Born in Wiltshire, England, Charles Appleton emigrated to Concord, Massachusetts in 1854 where he worked as a farm laborer. In 1862, possibly motivated by the political activism of his historic hometown as well as by the steady pay afforded by military service he said goodbye to his wife and two young children and enlisted in the Union Army as a Sergeant in the 32nd Massachusetts Infantry. Appleton would receive a mortal wound in Gettysburg’s bloody Wheatfield , joining the ranks of Concord patriots who sacrificed their lives for ideals that stretched back to the Revolutionary War itself.
At the outbreak of the war, Francis Gould left his job as a millworker for the thrill of military service. He was one of the men of the 13th Massachusetts Infantry mortally wounded during the struggle for Oak Ridge on the first day of the Battle of Gettysburg. His final resting place is disputed, with a gravestone in both Gettysburg National Cemetery and near his home in Massachusetts.

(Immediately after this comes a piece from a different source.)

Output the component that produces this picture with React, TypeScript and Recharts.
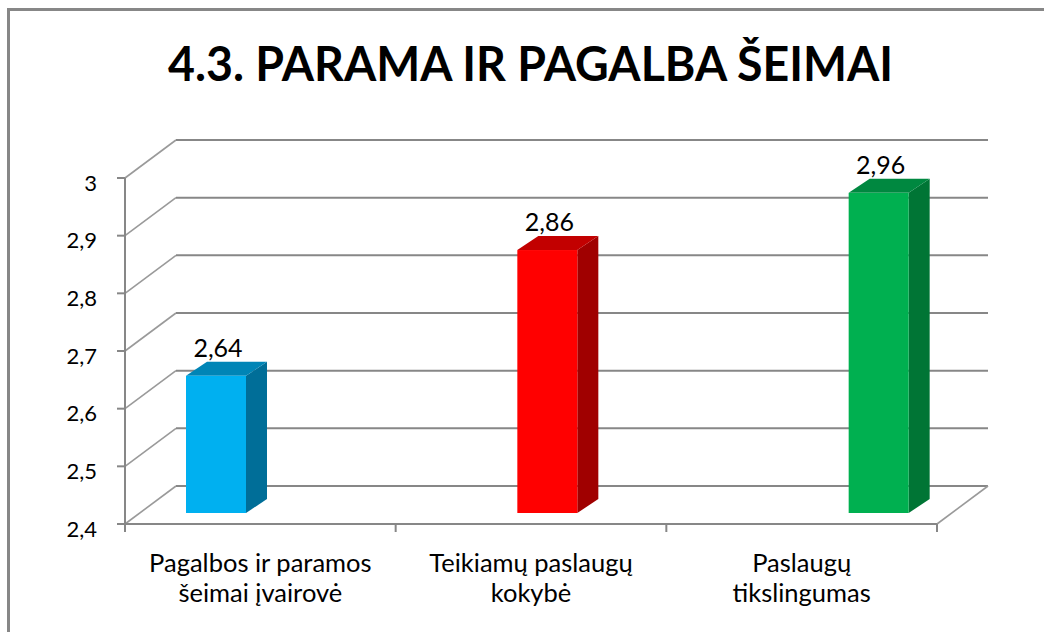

Massachusetts gave Corporal Prince Dunton and the state’s 13th Volunteer Infantry a patriotic send-off when they left Boston. He was wounded while fighting on the first day at the battle of Gettysburg and found trampled at the end of the day as Union forces retreated through town. He left no family of his own behind, but his parents collected his pension until they, too, passed away.